**Information supplied**
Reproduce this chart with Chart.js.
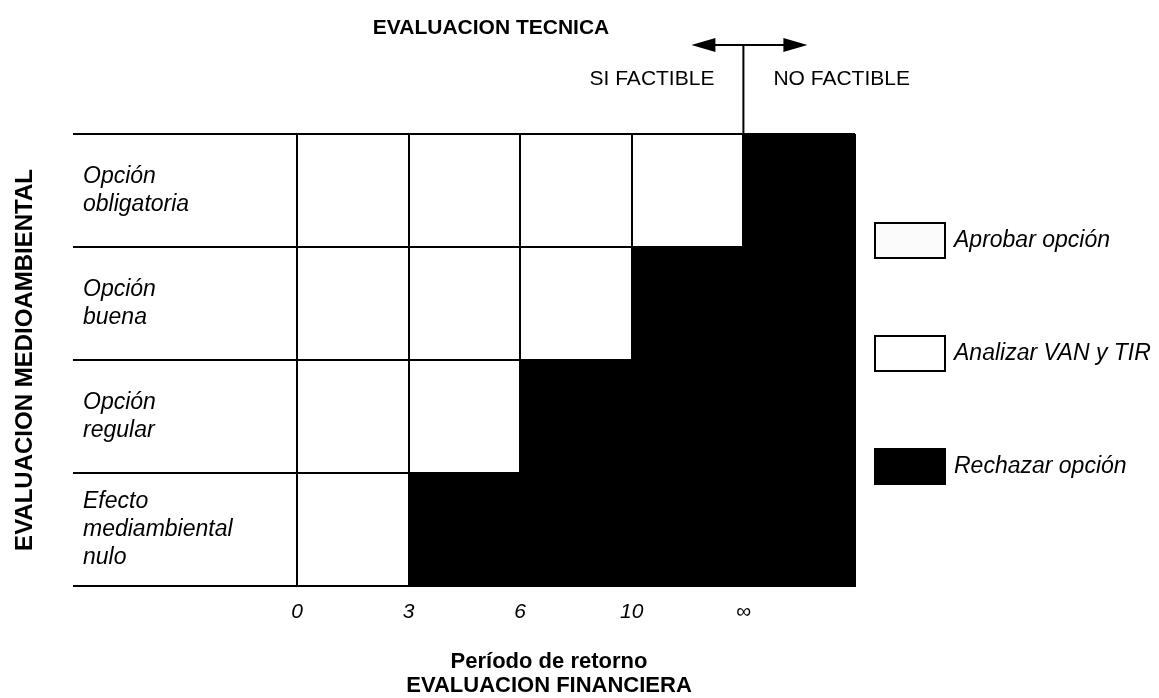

---

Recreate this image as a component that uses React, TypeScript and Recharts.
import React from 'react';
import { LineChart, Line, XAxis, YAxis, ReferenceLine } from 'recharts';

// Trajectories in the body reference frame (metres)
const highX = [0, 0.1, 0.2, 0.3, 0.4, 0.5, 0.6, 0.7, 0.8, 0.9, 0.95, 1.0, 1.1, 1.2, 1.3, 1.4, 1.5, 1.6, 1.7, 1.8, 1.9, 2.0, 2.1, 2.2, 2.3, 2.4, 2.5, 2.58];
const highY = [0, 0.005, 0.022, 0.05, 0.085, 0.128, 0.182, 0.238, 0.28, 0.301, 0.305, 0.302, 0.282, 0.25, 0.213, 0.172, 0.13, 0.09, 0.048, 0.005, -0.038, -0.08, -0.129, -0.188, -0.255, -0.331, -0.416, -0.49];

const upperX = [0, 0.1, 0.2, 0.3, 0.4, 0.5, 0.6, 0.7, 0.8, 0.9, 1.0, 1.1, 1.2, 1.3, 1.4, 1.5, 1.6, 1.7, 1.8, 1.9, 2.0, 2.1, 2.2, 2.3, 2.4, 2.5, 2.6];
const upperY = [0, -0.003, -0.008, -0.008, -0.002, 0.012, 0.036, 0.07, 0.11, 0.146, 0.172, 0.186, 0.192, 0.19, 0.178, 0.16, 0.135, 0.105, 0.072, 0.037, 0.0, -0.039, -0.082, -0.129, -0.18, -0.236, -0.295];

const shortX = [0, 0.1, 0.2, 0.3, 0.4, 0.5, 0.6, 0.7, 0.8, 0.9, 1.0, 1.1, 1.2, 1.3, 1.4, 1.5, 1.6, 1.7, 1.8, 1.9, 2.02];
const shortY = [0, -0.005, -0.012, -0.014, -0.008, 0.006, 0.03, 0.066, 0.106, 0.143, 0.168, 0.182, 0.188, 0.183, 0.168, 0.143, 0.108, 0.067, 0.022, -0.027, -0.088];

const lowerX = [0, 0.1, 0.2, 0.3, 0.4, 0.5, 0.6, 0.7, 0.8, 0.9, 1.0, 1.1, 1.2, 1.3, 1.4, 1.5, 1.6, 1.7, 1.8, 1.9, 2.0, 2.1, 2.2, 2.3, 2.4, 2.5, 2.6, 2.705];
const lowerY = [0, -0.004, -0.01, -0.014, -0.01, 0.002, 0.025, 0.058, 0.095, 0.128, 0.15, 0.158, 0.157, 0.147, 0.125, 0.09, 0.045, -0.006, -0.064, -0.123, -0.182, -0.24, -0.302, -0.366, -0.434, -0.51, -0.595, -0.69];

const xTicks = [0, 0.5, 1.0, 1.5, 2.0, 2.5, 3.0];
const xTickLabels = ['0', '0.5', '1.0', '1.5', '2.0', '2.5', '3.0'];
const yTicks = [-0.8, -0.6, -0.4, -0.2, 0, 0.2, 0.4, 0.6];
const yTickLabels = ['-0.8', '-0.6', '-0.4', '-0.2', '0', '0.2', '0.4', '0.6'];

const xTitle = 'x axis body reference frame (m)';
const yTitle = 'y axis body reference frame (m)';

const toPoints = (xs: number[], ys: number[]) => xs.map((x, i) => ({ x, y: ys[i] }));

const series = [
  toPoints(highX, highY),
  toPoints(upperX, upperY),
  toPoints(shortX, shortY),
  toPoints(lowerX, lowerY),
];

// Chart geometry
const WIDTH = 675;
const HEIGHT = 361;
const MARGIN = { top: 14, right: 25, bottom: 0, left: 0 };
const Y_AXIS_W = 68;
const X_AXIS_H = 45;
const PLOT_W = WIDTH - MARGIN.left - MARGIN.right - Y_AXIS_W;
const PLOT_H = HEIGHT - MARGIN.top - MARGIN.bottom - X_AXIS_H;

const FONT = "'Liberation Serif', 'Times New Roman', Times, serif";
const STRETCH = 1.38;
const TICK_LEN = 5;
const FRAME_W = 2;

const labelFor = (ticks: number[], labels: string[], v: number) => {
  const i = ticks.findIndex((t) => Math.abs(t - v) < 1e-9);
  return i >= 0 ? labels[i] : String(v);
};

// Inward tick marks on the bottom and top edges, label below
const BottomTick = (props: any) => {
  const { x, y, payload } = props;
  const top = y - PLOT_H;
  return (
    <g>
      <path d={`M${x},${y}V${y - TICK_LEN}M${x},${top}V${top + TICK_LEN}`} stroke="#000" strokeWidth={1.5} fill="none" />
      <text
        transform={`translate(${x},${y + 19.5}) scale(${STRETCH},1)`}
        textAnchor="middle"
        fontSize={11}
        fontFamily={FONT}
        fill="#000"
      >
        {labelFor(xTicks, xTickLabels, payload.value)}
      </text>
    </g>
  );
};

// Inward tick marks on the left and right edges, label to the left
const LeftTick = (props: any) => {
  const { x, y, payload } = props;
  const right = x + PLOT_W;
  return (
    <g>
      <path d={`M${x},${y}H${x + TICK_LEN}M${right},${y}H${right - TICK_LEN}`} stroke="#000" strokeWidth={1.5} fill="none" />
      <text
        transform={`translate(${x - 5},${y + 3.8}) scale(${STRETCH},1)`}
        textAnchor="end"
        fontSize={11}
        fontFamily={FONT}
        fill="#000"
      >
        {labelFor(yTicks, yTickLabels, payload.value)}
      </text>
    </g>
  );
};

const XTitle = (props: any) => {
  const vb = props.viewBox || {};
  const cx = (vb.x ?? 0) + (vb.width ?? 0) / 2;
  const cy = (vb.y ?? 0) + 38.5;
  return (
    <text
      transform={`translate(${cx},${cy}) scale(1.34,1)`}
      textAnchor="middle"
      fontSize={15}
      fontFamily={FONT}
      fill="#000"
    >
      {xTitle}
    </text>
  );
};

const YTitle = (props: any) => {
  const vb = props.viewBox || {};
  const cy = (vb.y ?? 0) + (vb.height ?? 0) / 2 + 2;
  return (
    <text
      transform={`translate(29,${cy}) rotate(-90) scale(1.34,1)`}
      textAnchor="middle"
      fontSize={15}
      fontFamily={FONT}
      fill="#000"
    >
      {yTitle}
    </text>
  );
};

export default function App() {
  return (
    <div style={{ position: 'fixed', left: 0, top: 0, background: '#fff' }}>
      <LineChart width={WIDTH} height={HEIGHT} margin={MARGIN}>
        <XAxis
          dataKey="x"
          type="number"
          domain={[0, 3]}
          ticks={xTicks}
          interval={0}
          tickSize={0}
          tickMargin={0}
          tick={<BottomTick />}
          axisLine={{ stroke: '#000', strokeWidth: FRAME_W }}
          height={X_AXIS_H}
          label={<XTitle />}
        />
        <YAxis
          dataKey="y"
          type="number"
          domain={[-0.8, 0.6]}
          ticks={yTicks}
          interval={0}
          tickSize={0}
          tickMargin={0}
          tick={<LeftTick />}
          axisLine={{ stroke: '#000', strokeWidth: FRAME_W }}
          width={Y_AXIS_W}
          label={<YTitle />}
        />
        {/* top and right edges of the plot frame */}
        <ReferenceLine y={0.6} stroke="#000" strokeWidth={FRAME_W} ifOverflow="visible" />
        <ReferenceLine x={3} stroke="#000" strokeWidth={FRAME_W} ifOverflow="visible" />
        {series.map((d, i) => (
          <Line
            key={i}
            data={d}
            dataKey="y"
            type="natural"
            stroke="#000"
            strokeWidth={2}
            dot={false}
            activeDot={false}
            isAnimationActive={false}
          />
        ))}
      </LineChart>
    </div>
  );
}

--

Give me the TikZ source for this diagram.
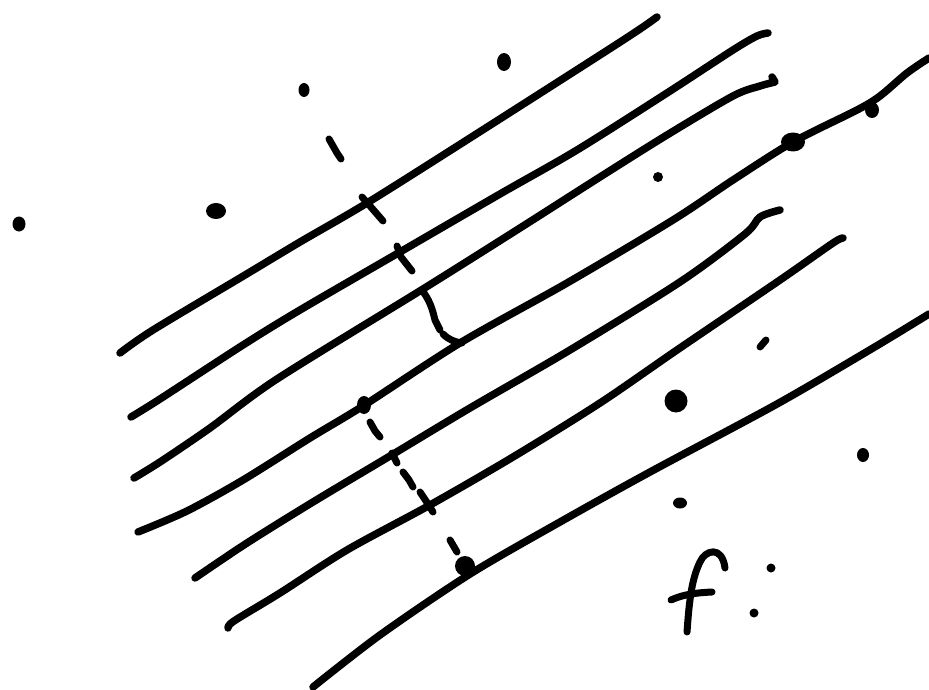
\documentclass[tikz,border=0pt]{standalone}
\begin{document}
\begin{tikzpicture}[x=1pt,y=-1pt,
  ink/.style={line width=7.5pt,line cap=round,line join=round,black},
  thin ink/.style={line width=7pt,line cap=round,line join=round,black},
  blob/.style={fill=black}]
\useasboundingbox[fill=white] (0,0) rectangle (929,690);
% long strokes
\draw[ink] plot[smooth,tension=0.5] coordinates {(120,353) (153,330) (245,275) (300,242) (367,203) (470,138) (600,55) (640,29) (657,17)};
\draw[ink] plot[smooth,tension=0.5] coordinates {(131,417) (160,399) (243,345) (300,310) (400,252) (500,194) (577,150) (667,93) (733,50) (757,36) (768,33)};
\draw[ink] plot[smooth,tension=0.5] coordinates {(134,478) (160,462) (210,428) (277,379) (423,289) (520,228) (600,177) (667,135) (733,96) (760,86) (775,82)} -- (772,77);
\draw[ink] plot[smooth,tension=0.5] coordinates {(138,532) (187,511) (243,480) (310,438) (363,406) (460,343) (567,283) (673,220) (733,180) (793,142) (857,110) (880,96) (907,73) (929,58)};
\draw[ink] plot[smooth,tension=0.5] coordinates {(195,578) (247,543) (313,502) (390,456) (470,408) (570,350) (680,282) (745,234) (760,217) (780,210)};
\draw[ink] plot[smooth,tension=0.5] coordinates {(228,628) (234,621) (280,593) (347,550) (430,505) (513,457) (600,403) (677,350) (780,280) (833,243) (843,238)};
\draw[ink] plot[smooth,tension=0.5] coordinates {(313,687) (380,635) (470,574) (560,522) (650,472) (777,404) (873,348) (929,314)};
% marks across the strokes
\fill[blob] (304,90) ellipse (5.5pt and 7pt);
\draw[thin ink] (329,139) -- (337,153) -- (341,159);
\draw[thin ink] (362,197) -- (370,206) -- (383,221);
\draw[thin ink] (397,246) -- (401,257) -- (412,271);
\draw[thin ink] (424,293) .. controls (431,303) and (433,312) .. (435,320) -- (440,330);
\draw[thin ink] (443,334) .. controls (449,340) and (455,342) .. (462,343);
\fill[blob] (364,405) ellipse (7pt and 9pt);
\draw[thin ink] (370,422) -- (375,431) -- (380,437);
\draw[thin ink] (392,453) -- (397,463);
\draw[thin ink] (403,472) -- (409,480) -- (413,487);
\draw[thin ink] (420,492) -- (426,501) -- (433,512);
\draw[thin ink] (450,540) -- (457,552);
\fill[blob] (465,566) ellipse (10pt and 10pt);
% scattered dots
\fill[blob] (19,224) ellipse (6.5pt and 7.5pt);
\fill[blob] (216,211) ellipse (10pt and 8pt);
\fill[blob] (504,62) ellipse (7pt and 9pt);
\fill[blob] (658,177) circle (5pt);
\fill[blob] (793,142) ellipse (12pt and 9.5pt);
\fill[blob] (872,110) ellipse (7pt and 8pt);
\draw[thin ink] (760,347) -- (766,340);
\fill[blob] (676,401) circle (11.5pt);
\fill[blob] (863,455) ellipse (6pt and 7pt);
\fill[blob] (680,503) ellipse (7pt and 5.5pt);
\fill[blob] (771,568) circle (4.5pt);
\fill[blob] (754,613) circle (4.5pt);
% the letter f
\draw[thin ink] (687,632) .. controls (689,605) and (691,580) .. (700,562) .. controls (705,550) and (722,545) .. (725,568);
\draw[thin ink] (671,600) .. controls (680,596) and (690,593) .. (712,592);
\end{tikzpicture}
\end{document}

**Given request**
Your task is to output exactly the lines from the one with "Recreate this image" through the one with "-0.18, -0.236, -0.295];", counting both ends.

**Solution for this problem**
Recreate this image as a component that uses React, TypeScript and Recharts.
import React from 'react';
import { LineChart, Line, XAxis, YAxis, ReferenceLine } from 'recharts';

// Trajectories in the body reference frame (metres)
const highX = [0, 0.1, 0.2, 0.3, 0.4, 0.5, 0.6, 0.7, 0.8, 0.9, 0.95, 1.0, 1.1, 1.2, 1.3, 1.4, 1.5, 1.6, 1.7, 1.8, 1.9, 2.0, 2.1, 2.2, 2.3, 2.4, 2.5, 2.58];
const highY = [0, 0.005, 0.022, 0.05, 0.085, 0.128, 0.182, 0.238, 0.28, 0.301, 0.305, 0.302, 0.282, 0.25, 0.213, 0.172, 0.13, 0.09, 0.048, 0.005, -0.038, -0.08, -0.129, -0.188, -0.255, -0.331, -0.416, -0.49];

const upperX = [0, 0.1, 0.2, 0.3, 0.4, 0.5, 0.6, 0.7, 0.8, 0.9, 1.0, 1.1, 1.2, 1.3, 1.4, 1.5, 1.6, 1.7, 1.8, 1.9, 2.0, 2.1, 2.2, 2.3, 2.4, 2.5, 2.6];
const upperY = [0, -0.003, -0.008, -0.008, -0.002, 0.012, 0.036, 0.07, 0.11, 0.146, 0.172, 0.186, 0.192, 0.19, 0.178, 0.16, 0.135, 0.105, 0.072, 0.037, 0.0, -0.039, -0.082, -0.129, -0.18, -0.236, -0.295];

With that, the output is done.